- [What to do]
With the pictures omitted, write out the entries that follow exactly as they stand.

- [Data listing]
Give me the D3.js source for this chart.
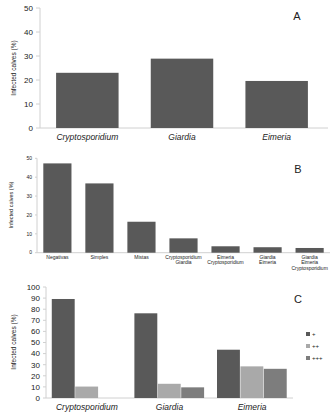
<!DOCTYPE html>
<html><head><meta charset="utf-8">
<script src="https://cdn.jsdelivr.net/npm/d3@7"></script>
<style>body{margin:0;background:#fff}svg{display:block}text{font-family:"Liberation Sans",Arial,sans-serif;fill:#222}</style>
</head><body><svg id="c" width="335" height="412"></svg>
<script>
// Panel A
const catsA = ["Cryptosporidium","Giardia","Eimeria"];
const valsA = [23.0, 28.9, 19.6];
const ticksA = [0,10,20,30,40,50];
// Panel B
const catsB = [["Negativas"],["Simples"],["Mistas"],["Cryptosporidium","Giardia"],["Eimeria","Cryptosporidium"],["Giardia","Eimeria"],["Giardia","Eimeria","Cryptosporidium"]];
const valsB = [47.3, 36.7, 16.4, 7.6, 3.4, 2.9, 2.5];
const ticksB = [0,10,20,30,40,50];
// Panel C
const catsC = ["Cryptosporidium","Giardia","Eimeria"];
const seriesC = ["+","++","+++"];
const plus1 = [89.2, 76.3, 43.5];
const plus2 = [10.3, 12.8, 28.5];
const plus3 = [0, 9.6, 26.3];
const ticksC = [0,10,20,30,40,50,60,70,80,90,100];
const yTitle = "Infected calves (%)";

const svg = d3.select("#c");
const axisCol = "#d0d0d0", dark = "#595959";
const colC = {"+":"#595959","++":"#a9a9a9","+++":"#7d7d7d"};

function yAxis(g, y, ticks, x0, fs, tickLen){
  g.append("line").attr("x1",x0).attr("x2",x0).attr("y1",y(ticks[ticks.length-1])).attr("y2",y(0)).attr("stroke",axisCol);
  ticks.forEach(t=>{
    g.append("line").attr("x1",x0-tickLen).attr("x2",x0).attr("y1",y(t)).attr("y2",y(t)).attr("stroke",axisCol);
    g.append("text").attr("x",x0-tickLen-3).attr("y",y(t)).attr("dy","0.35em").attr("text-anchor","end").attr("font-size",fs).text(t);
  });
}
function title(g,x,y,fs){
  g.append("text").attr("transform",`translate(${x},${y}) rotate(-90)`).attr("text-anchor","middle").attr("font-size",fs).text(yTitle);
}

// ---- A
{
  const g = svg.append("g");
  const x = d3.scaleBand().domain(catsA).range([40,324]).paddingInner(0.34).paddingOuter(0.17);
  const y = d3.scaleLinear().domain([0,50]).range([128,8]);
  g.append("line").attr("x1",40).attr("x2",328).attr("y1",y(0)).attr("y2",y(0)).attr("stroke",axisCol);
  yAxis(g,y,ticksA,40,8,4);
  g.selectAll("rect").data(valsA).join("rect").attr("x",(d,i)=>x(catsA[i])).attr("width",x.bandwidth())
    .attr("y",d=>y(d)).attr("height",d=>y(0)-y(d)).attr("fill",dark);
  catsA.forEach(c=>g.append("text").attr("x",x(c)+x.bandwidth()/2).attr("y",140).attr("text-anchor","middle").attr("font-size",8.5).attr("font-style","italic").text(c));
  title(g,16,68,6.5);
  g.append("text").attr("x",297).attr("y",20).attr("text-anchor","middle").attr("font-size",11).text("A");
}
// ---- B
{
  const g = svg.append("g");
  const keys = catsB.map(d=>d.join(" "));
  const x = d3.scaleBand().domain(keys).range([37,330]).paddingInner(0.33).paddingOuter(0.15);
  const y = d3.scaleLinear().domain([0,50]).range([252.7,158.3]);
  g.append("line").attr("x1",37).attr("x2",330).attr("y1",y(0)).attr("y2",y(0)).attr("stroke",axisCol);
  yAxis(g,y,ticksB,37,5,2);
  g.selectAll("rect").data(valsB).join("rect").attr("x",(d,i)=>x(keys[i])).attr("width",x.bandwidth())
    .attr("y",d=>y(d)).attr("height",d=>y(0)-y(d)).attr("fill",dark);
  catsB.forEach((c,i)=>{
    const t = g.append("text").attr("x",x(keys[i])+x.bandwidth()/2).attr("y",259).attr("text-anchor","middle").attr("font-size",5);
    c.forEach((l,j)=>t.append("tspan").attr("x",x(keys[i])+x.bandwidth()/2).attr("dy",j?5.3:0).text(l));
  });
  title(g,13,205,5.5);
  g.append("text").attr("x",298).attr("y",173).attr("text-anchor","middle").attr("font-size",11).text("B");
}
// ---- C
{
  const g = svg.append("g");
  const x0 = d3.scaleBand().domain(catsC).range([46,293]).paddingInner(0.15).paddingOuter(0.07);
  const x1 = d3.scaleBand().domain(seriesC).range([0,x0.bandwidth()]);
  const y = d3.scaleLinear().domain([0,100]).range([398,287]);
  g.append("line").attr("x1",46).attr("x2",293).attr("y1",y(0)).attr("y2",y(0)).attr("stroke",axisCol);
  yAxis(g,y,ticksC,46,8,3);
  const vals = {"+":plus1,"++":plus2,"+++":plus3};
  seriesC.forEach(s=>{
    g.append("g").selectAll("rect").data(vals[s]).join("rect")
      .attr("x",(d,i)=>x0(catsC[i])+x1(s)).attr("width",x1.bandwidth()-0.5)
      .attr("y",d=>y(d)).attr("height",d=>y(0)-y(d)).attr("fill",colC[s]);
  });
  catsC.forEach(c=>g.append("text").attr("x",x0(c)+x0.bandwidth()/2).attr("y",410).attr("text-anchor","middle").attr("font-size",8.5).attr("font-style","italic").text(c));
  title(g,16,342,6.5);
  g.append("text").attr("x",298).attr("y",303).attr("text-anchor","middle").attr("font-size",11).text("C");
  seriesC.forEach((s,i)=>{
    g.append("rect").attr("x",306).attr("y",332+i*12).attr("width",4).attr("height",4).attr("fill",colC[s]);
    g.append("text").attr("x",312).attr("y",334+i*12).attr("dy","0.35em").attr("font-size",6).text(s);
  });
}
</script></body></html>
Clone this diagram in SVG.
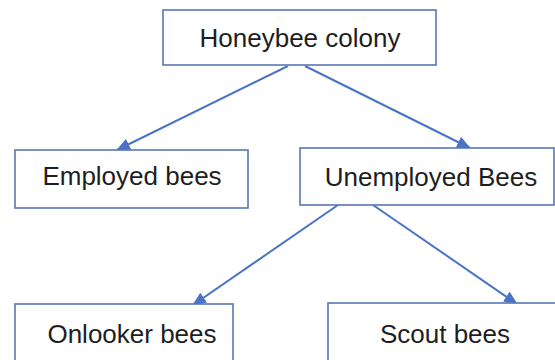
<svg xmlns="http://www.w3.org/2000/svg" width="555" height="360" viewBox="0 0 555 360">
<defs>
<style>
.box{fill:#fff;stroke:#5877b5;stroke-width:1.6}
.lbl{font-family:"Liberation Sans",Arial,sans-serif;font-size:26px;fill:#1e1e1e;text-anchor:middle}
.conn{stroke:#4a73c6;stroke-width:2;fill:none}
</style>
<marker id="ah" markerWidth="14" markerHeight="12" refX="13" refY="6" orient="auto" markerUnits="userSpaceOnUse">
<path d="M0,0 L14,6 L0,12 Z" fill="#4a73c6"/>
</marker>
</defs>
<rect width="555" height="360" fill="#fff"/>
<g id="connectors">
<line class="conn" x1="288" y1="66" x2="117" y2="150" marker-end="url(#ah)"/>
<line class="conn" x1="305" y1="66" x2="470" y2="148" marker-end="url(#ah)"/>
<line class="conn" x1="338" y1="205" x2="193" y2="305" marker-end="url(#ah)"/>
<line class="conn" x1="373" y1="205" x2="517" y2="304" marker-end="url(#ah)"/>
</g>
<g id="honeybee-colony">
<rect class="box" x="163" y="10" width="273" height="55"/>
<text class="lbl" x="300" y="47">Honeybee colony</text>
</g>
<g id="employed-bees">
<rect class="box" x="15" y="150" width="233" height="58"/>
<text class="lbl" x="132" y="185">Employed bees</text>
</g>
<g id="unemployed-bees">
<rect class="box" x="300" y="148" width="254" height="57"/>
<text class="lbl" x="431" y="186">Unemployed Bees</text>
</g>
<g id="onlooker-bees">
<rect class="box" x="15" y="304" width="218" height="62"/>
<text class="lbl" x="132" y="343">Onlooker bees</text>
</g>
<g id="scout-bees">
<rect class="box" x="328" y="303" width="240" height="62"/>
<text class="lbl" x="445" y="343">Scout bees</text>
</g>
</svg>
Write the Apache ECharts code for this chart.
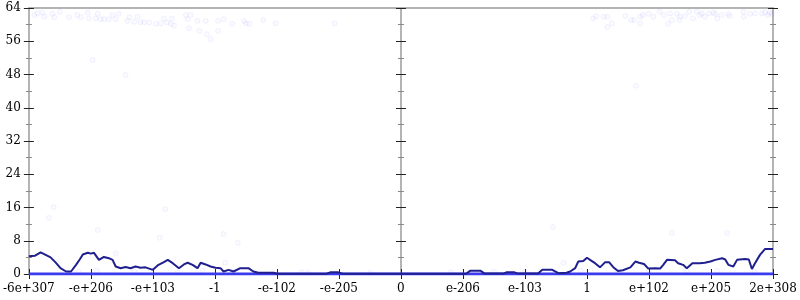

- [Solution to this task]
Give me the D3.js source for this chart.
<!DOCTYPE html>
<html><head><meta charset="utf-8">
<script src="https://cdn.jsdelivr.net/npm/d3@7"></script>
<style>body{margin:0;background:#fff}svg{display:block}text{font-family:"Liberation Sans",Arial,sans-serif;fill:#222}</style>
</head><body><svg id="c" width="335" height="412"></svg>
<script>
// Panel A
const catsA = ["Cryptosporidium","Giardia","Eimeria"];
const valsA = [23.0, 28.9, 19.6];
const ticksA = [0,10,20,30,40,50];
// Panel B
const catsB = [["Negativas"],["Simples"],["Mistas"],["Cryptosporidium","Giardia"],["Eimeria","Cryptosporidium"],["Giardia","Eimeria"],["Giardia","Eimeria","Cryptosporidium"]];
const valsB = [47.3, 36.7, 16.4, 7.6, 3.4, 2.9, 2.5];
const ticksB = [0,10,20,30,40,50];
// Panel C
const catsC = ["Cryptosporidium","Giardia","Eimeria"];
const seriesC = ["+","++","+++"];
const plus1 = [89.2, 76.3, 43.5];
const plus2 = [10.3, 12.8, 28.5];
const plus3 = [0, 9.6, 26.3];
const ticksC = [0,10,20,30,40,50,60,70,80,90,100];
const yTitle = "Infected calves (%)";

const svg = d3.select("#c");
const axisCol = "#d0d0d0", dark = "#595959";
const colC = {"+":"#595959","++":"#a9a9a9","+++":"#7d7d7d"};

function yAxis(g, y, ticks, x0, fs, tickLen){
  g.append("line").attr("x1",x0).attr("x2",x0).attr("y1",y(ticks[ticks.length-1])).attr("y2",y(0)).attr("stroke",axisCol);
  ticks.forEach(t=>{
    g.append("line").attr("x1",x0-tickLen).attr("x2",x0).attr("y1",y(t)).attr("y2",y(t)).attr("stroke",axisCol);
    g.append("text").attr("x",x0-tickLen-3).attr("y",y(t)).attr("dy","0.35em").attr("text-anchor","end").attr("font-size",fs).text(t);
  });
}
function title(g,x,y,fs){
  g.append("text").attr("transform",`translate(${x},${y}) rotate(-90)`).attr("text-anchor","middle").attr("font-size",fs).text(yTitle);
}

// ---- A
{
  const g = svg.append("g");
  const x = d3.scaleBand().domain(catsA).range([40,324]).paddingInner(0.34).paddingOuter(0.17);
  const y = d3.scaleLinear().domain([0,50]).range([128,8]);
  g.append("line").attr("x1",40).attr("x2",328).attr("y1",y(0)).attr("y2",y(0)).attr("stroke",axisCol);
  yAxis(g,y,ticksA,40,8,4);
  g.selectAll("rect").data(valsA).join("rect").attr("x",(d,i)=>x(catsA[i])).attr("width",x.bandwidth())
    .attr("y",d=>y(d)).attr("height",d=>y(0)-y(d)).attr("fill",dark);
  catsA.forEach(c=>g.append("text").attr("x",x(c)+x.bandwidth()/2).attr("y",140).attr("text-anchor","middle").attr("font-size",8.5).attr("font-style","italic").text(c));
  title(g,16,68,6.5);
  g.append("text").attr("x",297).attr("y",20).attr("text-anchor","middle").attr("font-size",11).text("A");
}
// ---- B
{
  const g = svg.append("g");
  const keys = catsB.map(d=>d.join(" "));
  const x = d3.scaleBand().domain(keys).range([37,330]).paddingInner(0.33).paddingOuter(0.15);
  const y = d3.scaleLinear().domain([0,50]).range([252.7,158.3]);
  g.append("line").attr("x1",37).attr("x2",330).attr("y1",y(0)).attr("y2",y(0)).attr("stroke",axisCol);
  yAxis(g,y,ticksB,37,5,2);
  g.selectAll("rect").data(valsB).join("rect").attr("x",(d,i)=>x(keys[i])).attr("width",x.bandwidth())
    .attr("y",d=>y(d)).attr("height",d=>y(0)-y(d)).attr("fill",dark);
  catsB.forEach((c,i)=>{
    const t = g.append("text").attr("x",x(keys[i])+x.bandwidth()/2).attr("y",259).attr("text-anchor","middle").attr("font-size",5);
    c.forEach((l,j)=>t.append("tspan").attr("x",x(keys[i])+x.bandwidth()/2).attr("dy",j?5.3:0).text(l));
  });
  title(g,13,205,5.5);
  g.append("text").attr("x",298).attr("y",173).attr("text-anchor","middle").attr("font-size",11).text("B");
}
// ---- C
{
  const g = svg.append("g");
  const x0 = d3.scaleBand().domain(catsC).range([46,293]).paddingInner(0.15).paddingOuter(0.07);
  const x1 = d3.scaleBand().domain(seriesC).range([0,x0.bandwidth()]);
  const y = d3.scaleLinear().domain([0,100]).range([398,287]);
  g.append("line").attr("x1",46).attr("x2",293).attr("y1",y(0)).attr("y2",y(0)).attr("stroke",axisCol);
  yAxis(g,y,ticksC,46,8,3);
  const vals = {"+":plus1,"++":plus2,"+++":plus3};
  seriesC.forEach(s=>{
    g.append("g").selectAll("rect").data(vals[s]).join("rect")
      .attr("x",(d,i)=>x0(catsC[i])+x1(s)).attr("width",x1.bandwidth()-0.5)
      .attr("y",d=>y(d)).attr("height",d=>y(0)-y(d)).attr("fill",colC[s]);
  });
  catsC.forEach(c=>g.append("text").attr("x",x0(c)+x0.bandwidth()/2).attr("y",410).attr("text-anchor","middle").attr("font-size",8.5).attr("font-style","italic").text(c));
  title(g,16,342,6.5);
  g.append("text").attr("x",298).attr("y",303).attr("text-anchor","middle").attr("font-size",11).text("C");
  seriesC.forEach((s,i)=>{
    g.append("rect").attr("x",306).attr("y",332+i*12).attr("width",4).attr("height",4).attr("fill",colC[s]);
    g.append("text").attr("x",312).attr("y",334+i*12).attr("dy","0.35em").attr("font-size",6).text(s);
  });
}
</script></body></html>
Clone this diagram in SVG.
<svg xmlns="http://www.w3.org/2000/svg" width="555" height="360" viewBox="0 0 555 360">
<defs>
<style>
.box{fill:#fff;stroke:#5877b5;stroke-width:1.6}
.lbl{font-family:"Liberation Sans",Arial,sans-serif;font-size:26px;fill:#1e1e1e;text-anchor:middle}
.conn{stroke:#4a73c6;stroke-width:2;fill:none}
</style>
<marker id="ah" markerWidth="14" markerHeight="12" refX="13" refY="6" orient="auto" markerUnits="userSpaceOnUse">
<path d="M0,0 L14,6 L0,12 Z" fill="#4a73c6"/>
</marker>
</defs>
<rect width="555" height="360" fill="#fff"/>
<g id="connectors">
<line class="conn" x1="288" y1="66" x2="117" y2="150" marker-end="url(#ah)"/>
<line class="conn" x1="305" y1="66" x2="470" y2="148" marker-end="url(#ah)"/>
<line class="conn" x1="338" y1="205" x2="193" y2="305" marker-end="url(#ah)"/>
<line class="conn" x1="373" y1="205" x2="517" y2="304" marker-end="url(#ah)"/>
</g>
<g id="honeybee-colony">
<rect class="box" x="163" y="10" width="273" height="55"/>
<text class="lbl" x="300" y="47">Honeybee colony</text>
</g>
<g id="employed-bees">
<rect class="box" x="15" y="150" width="233" height="58"/>
<text class="lbl" x="132" y="185">Employed bees</text>
</g>
<g id="unemployed-bees">
<rect class="box" x="300" y="148" width="254" height="57"/>
<text class="lbl" x="431" y="186">Unemployed Bees</text>
</g>
<g id="onlooker-bees">
<rect class="box" x="15" y="304" width="218" height="62"/>
<text class="lbl" x="132" y="343">Onlooker bees</text>
</g>
<g id="scout-bees">
<rect class="box" x="328" y="303" width="240" height="62"/>
<text class="lbl" x="445" y="343">Scout bees</text>
</g>
</svg>
Write the Apache ECharts code for this chart.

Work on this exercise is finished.